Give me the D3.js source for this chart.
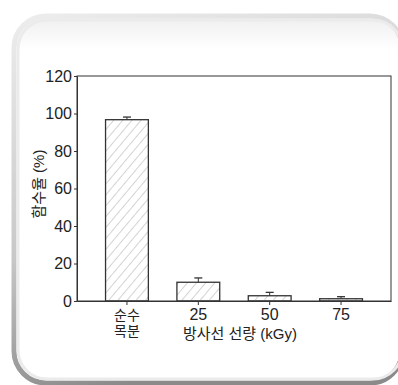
<!DOCTYPE html>
<html>
<head>
<meta charset="utf-8">
<script src="https://cdn.jsdelivr.net/npm/d3@7"></script>
<style>
body { margin: 0; background: #fff; }
svg text { font-family: Arial, "Liberation Sans", "Noto Sans CJK KR", sans-serif; fill: #222; }
</style>
</head>
<body>
<div id="chart"></div>
<script>
// data
var categories = ["순수\n목분", "25", "50", "75"];
var moisture = [96.7, 10.0, 2.8, 1.2];
var errors = [1.4, 2.3, 1.8, 1.1];
var yTicks = [0, 20, 40, 60, 80, 100, 120];

var width = 398, height = 385;
var margin = {left: 77, right: 7, top: 76, bottom: 84};
var w = width - margin.left - margin.right;
var h = height - margin.top - margin.bottom;

var svg = d3.select("#chart").append("svg")
	.attr("width", width)
	.attr("height", height);

var defs = svg.append("defs");
var grad = defs.append("linearGradient")
	.attr("id", "frameGrad")
	.attr("x1", 0).attr("y1", 0).attr("x2", 0.3).attr("y2", 1);
grad.append("stop").attr("offset", "0%").attr("stop-color", "#ededed");
grad.append("stop").attr("offset", "60%").attr("stop-color", "#c8c8c8");
grad.append("stop").attr("offset", "100%").attr("stop-color", "#8a8a8a");

var bgGrad = defs.append("linearGradient")
	.attr("id", "bgGrad")
	.attr("x1", 0).attr("y1", 0).attr("x2", 0).attr("y2", 1);
bgGrad.append("stop").attr("offset", "0%").attr("stop-color", "#eeeeee");
bgGrad.append("stop").attr("offset", "9%").attr("stop-color", "#ffffff");

defs.append("pattern")
	.attr("id", "hatch")
	.attr("patternUnits", "userSpaceOnUse")
	.attr("width", 7).attr("height", 7)
	.attr("patternTransform", "rotate(40)")
	.append("line")
	.attr("x1", 0).attr("y1", 0).attr("x2", 0).attr("y2", 7)
	.attr("stroke", "#a8a8a8")
	.attr("stroke-width", 1);

// rounded frame
svg.append("rect")
	.attr("x", 14).attr("y", 16)
	.attr("width", 388).attr("height", 367)
	.attr("rx", 32).attr("ry", 32)
	.attr("fill", "url(#bgGrad)")
	.attr("stroke", "url(#frameGrad)")
	.attr("stroke-width", 5);
svg.append("rect")
	.attr("x", 18).attr("y", 20)
	.attr("width", 384).attr("height", 359)
	.attr("rx", 29).attr("ry", 29)
	.attr("fill", "none")
	.attr("stroke", "#ebebeb")
	.attr("stroke-width", 3);

var g = svg.append("g")
	.attr("transform", "translate(" + margin.left + "," + margin.top + ")");

var xScale = d3.scaleBand().domain(categories).range([0, w]).padding(0.4);
var yScale = d3.scaleLinear().domain([0, 120]).range([h, 0]);

// box
g.append("rect")
	.attr("x", 0).attr("y", 0)
	.attr("width", w).attr("height", h)
	.attr("fill", "#fff")
	.attr("stroke", "#333")
	.attr("stroke-width", 1);

var bars = g.selectAll("g.bar")
	.data(categories.map(function(c, i){
		return {cat: c, v: moisture[i], e: errors[i]};
	}))
	.enter().append("g")
	.classed("bar", true);

bars.append("rect")
	.attr("x", function(d){ return xScale(d.cat); })
	.attr("y", function(d){ return yScale(d.v); })
	.attr("width", xScale.bandwidth())
	.attr("height", function(d){ return h - yScale(d.v); })
	.attr("fill", "url(#hatch)")
	.attr("stroke", "#333")
	.attr("stroke-width", 1.3);

bars.append("line")
	.attr("x1", function(d){ return xScale(d.cat) + xScale.bandwidth()/2; })
	.attr("x2", function(d){ return xScale(d.cat) + xScale.bandwidth()/2; })
	.attr("y1", function(d){ return yScale(d.v); })
	.attr("y2", function(d){ return yScale(d.v + d.e); })
	.attr("stroke", "#333");
bars.append("line")
	.attr("x1", function(d){ return xScale(d.cat) + xScale.bandwidth()/2 - 4; })
	.attr("x2", function(d){ return xScale(d.cat) + xScale.bandwidth()/2 + 4; })
	.attr("y1", function(d){ return yScale(d.v + d.e); })
	.attr("y2", function(d){ return yScale(d.v + d.e); })
	.attr("stroke", "#333")
	.attr("stroke-width", 1.3);

var yAxis = g.append("g")
	.call(d3.axisLeft(yScale).tickValues(yTicks).tickSize(3).tickPadding(2).tickSizeOuter(0));
var xAxis = g.append("g")
	.attr("transform", "translate(0," + h + ")")
	.call(d3.axisBottom(xScale).tickSize(4).tickPadding(3).tickSizeOuter(0).tickFormat(""));

[yAxis, xAxis].forEach(function(a){
	a.select(".domain").attr("stroke", "#333");
	a.selectAll(".tick line").attr("stroke", "#333");
	a.selectAll("text").style("font-size", "16px").attr("fill", "#222");
});

// x tick labels, some on two lines
xAxis.selectAll(".tick").each(function(d){
	var lines = d.split("\n");
	var t = d3.select(this).append("text")
		.attr("fill", "#222")
		.attr("text-anchor", "middle")
		.attr("y", 19)
		.style("font-size", lines.length > 1 ? "14px" : "16px");
	lines.forEach(function(l, i){
		t.append("tspan")
			.attr("x", 0)
			.attr("dy", i === 0 ? 0 : 15.5)
			.text(l);
	});
});

svg.append("text")
	.attr("x", 240)
	.attr("y", 339)
	.attr("text-anchor", "middle")
	.style("font-size", "15px")
	.text("방사선 선량 (kGy)");

svg.append("text")
	.attr("transform", "translate(44," + 184 + ") rotate(-90)")
	.attr("text-anchor", "middle")
	.style("font-size", "15px")
	.text("함수율 (%)");
</script>
</body>
</html>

▬▬▬

§ Prompt
All the lines above are to be given again exactly as they read, with the pictures removed.

§ Task response
Give me the D3.js source for this chart.
<!DOCTYPE html>
<html>
<head>
<meta charset="utf-8">
<script src="https://cdn.jsdelivr.net/npm/d3@7"></script>
<style>
body { margin: 0; background: #fff; }
svg text { font-family: Arial, "Liberation Sans", "Noto Sans CJK KR", sans-serif; fill: #222; }
</style>
</head>
<body>
<div id="chart"></div>
<script>
// data
var categories = ["순수\n목분", "25", "50", "75"];
var moisture = [96.7, 10.0, 2.8, 1.2];
var errors = [1.4, 2.3, 1.8, 1.1];
var yTicks = [0, 20, 40, 60, 80, 100, 120];

var width = 398, height = 385;
var margin = {left: 77, right: 7, top: 76, bottom: 84};
var w = width - margin.left - margin.right;
var h = height - margin.top - margin.bottom;

var svg = d3.select("#chart").append("svg")
	.attr("width", width)
	.attr("height", height);

var defs = svg.append("defs");
var grad = defs.append("linearGradient")
	.attr("id", "frameGrad")
	.attr("x1", 0).attr("y1", 0).attr("x2", 0.3).attr("y2", 1);
grad.append("stop").attr("offset", "0%").attr("stop-color", "#ededed");
grad.append("stop").attr("offset", "60%").attr("stop-color", "#c8c8c8");
grad.append("stop").attr("offset", "100%").attr("stop-color", "#8a8a8a");

var bgGrad = defs.append("linearGradient")
	.attr("id", "bgGrad")
	.attr("x1", 0).attr("y1", 0).attr("x2", 0).attr("y2", 1);
bgGrad.append("stop").attr("offset", "0%").attr("stop-color", "#eeeeee");
bgGrad.append("stop").attr("offset", "9%").attr("stop-color", "#ffffff");

defs.append("pattern")
	.attr("id", "hatch")
	.attr("patternUnits", "userSpaceOnUse")
	.attr("width", 7).attr("height", 7)
	.attr("patternTransform", "rotate(40)")
	.append("line")
	.attr("x1", 0).attr("y1", 0).attr("x2", 0).attr("y2", 7)
	.attr("stroke", "#a8a8a8")
	.attr("stroke-width", 1);

// rounded frame
svg.append("rect")
	.attr("x", 14).attr("y", 16)
	.attr("width", 388).attr("height", 367)
	.attr("rx", 32).attr("ry", 32)
	.attr("fill", "url(#bgGrad)")
	.attr("stroke", "url(#frameGrad)")
	.attr("stroke-width", 5);
svg.append("rect")
	.attr("x", 18).attr("y", 20)
	.attr("width", 384).attr("height", 359)
	.attr("rx", 29).attr("ry", 29)
	.attr("fill", "none")
	.attr("stroke", "#ebebeb")
	.attr("stroke-width", 3);

var g = svg.append("g")
	.attr("transform", "translate(" + margin.left + "," + margin.top + ")");

var xScale = d3.scaleBand().domain(categories).range([0, w]).padding(0.4);
var yScale = d3.scaleLinear().domain([0, 120]).range([h, 0]);

// box
g.append("rect")
	.attr("x", 0).attr("y", 0)
	.attr("width", w).attr("height", h)
	.attr("fill", "#fff")
	.attr("stroke", "#333")
	.attr("stroke-width", 1);

var bars = g.selectAll("g.bar")
	.data(categories.map(function(c, i){
		return {cat: c, v: moisture[i], e: errors[i]};
	}))
	.enter().append("g")
	.classed("bar", true);

bars.append("rect")
	.attr("x", function(d){ return xScale(d.cat); })
	.attr("y", function(d){ return yScale(d.v); })
	.attr("width", xScale.bandwidth())
	.attr("height", function(d){ return h - yScale(d.v); })
	.attr("fill", "url(#hatch)")
	.attr("stroke", "#333")
	.attr("stroke-width", 1.3);

bars.append("line")
	.attr("x1", function(d){ return xScale(d.cat) + xScale.bandwidth()/2; })
	.attr("x2", function(d){ return xScale(d.cat) + xScale.bandwidth()/2; })
	.attr("y1", function(d){ return yScale(d.v); })
	.attr("y2", function(d){ return yScale(d.v + d.e); })
	.attr("stroke", "#333");
bars.append("line")
	.attr("x1", function(d){ return xScale(d.cat) + xScale.bandwidth()/2 - 4; })
	.attr("x2", function(d){ return xScale(d.cat) + xScale.bandwidth()/2 + 4; })
	.attr("y1", function(d){ return yScale(d.v + d.e); })
	.attr("y2", function(d){ return yScale(d.v + d.e); })
	.attr("stroke", "#333")
	.attr("stroke-width", 1.3);

var yAxis = g.append("g")
	.call(d3.axisLeft(yScale).tickValues(yTicks).tickSize(3).tickPadding(2).tickSizeOuter(0));
var xAxis = g.append("g")
	.attr("transform", "translate(0," + h + ")")
	.call(d3.axisBottom(xScale).tickSize(4).tickPadding(3).tickSizeOuter(0).tickFormat(""));

[yAxis, xAxis].forEach(function(a){
	a.select(".domain").attr("stroke", "#333");
	a.selectAll(".tick line").attr("stroke", "#333");
	a.selectAll("text").style("font-size", "16px").attr("fill", "#222");
});

// x tick labels, some on two lines
xAxis.selectAll(".tick").each(function(d){
	var lines = d.split("\n");
	var t = d3.select(this).append("text")
		.attr("fill", "#222")
		.attr("text-anchor", "middle")
		.attr("y", 19)
		.style("font-size", lines.length > 1 ? "14px" : "16px");
	lines.forEach(function(l, i){
		t.append("tspan")
			.attr("x", 0)
			.attr("dy", i === 0 ? 0 : 15.5)
			.text(l);
	});
});

svg.append("text")
	.attr("x", 240)
	.attr("y", 339)
	.attr("text-anchor", "middle")
	.style("font-size", "15px")
	.text("방사선 선량 (kGy)");

svg.append("text")
	.attr("transform", "translate(44," + 184 + ") rotate(-90)")
	.attr("text-anchor", "middle")
	.style("font-size", "15px")
	.text("함수율 (%)");
</script>
</body>
</html>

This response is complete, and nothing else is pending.